Brazil and Mexico taught me that monumental architecture can still be humane — when it respects rhythm and use.

Brutalism and Craft

While Brutalism is often associated with industrial processes, it is deeply tied to craftsmanship. Formwork, joints, edges, textures — all require precision and expertise.

This resonates with my way of working with artisans and builders. Concrete is unforgiving. It demands anticipation, collaboration and trust. You cannot correct it afterward with decoration.

This discipline aligns with my preference for working closely with craftsmen, understanding construction constraints early, and designing details that are integral rather than applied.

Brutalism leaves no room for approximation.
Neither does good architecture.

Brutalism as Resistance to Trends

In a time dominated by images, renderings and surface-driven design, Brutalism acts as resistance. It refuses seduction through polish. It demands depth, intention and responsibility.

This is perhaps why it feels increasingly relevant.

My practice does not chase trends. I am interested in coherence, durability and spatial truth. Brutalism offers a framework that resists obsolescence. It reminds us that architecture gains strength when it is grounded in necessity rather than spectacle.
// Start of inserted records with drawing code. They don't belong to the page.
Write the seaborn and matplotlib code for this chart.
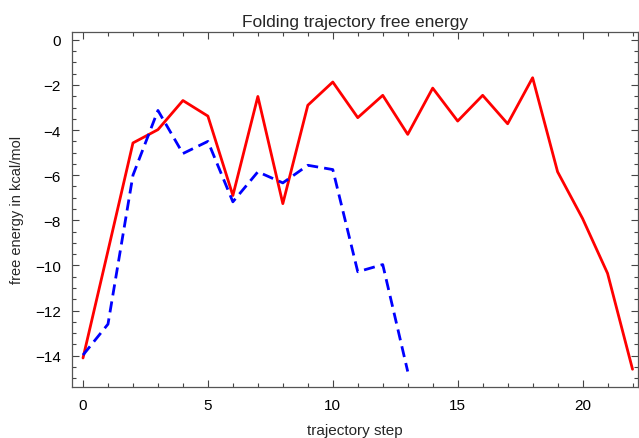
import numpy as np
import pandas as pd
import seaborn as sns
import matplotlib.pyplot as plt
from matplotlib.ticker import MultipleLocator

# duomenys nuskaityti nuo paveikslo
steps_red = list(range(23))
energy_red = [-14.1, -9.35, -4.57, -3.98, -2.69, -3.38, -6.9, -2.51, -7.26, -2.9,
              -1.87, -3.45, -2.46, -4.19, -2.14, -3.6, -2.46, -3.72, -1.68, -5.85,
              -7.92, -10.35, -14.6]
steps_blue = list(range(14))
energy_blue = [-13.97, -12.6, -6.0, -3.13, -5.04, -4.5, -7.18, -5.85, -6.34, -5.56,
               -5.75, -10.28, -9.96, -14.7]

sns.set_style("ticks")
plt.rcParams['font.family'] = ['Liberation Sans', 'DejaVu Sans']

fig = plt.figure(figsize=(6.39, 4.39), dpi=100)
ax = fig.add_axes([0.1127, 0.117, 0.885, 0.808])

red_df = pd.DataFrame({'step': steps_red, 'energy': energy_red})
blue_df = pd.DataFrame({'step': steps_blue, 'energy': energy_blue})

sns.lineplot(data=red_df, x='step', y='energy', color='#ff0000', linewidth=2, ax=ax)
sns.lineplot(data=blue_df, x='step', y='energy', color='#0000ff', linewidth=2,
             linestyle=(0, (4, 2.2)), ax=ax)

ax.set_xlim(-0.44, 22.2)
ax.set_ylim(-15.37, 0.35)
ax.xaxis.set_major_locator(MultipleLocator(5))
ax.xaxis.set_minor_locator(MultipleLocator(1))
ax.yaxis.set_major_locator(MultipleLocator(2))
ax.yaxis.set_minor_locator(MultipleLocator(0.5))
ax.tick_params(which='both', direction='in', top=True, right=True, colors='#444444',
               labelcolor='black', labelsize=11, width=0.8)
ax.tick_params(which='major', length=5, pad=8)
ax.tick_params(which='minor', length=3)
for s in ax.spines.values():
    s.set_color('#555555')
    s.set_linewidth(0.9)

ax.set_title('Folding trajectory free energy', fontsize=12.5, pad=4)
ax.set_xlabel('trajectory step', fontsize=11, labelpad=8)
ax.set_ylabel('free energy in kcal/mol', fontsize=10.5, labelpad=8)

plt.savefig('out.png', dpi=100)
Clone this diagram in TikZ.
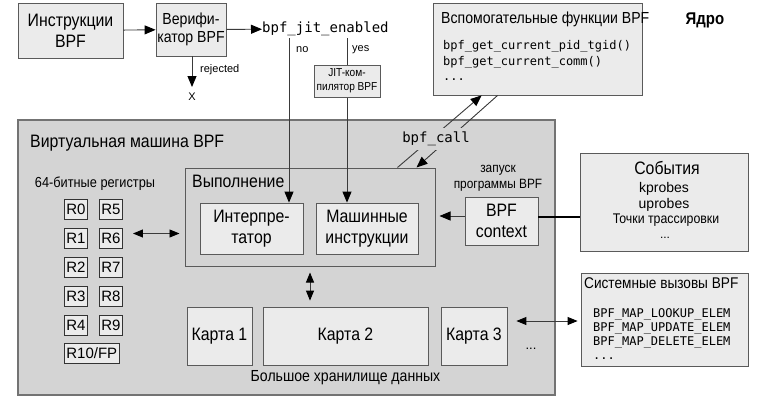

Integrating Brutalist Influence Today

I do not design brutalist buildings as replicas.
I integrate brutalist principles.

Structural clarity. Material honesty. Mass balanced by light. Density tempered by openness. Silence as a design tool. These principles guide my projects across contexts, scales and programs.

Brazil taught me generosity.
Mexico taught me gravity.
Together, they shaped a brutalist sensibility that is not rigid, but deeply contextual.

Conclusion: Brutalism as an Ethical Position

For me, Brutalism is not nostalgia.
It is an ethical position.

It asks architecture to be responsible, legible and sincere. It challenges the architect to commit — to materials, to structure, to time. It reminds us that architecture is not an image, but a lived, physical reality.

My travels through Brazil and Mexico did not give me a style.
They gave me a discipline.

And that discipline continues to inform how I see, how I design, and how I build — with restraint, with intention, and with respect for matter.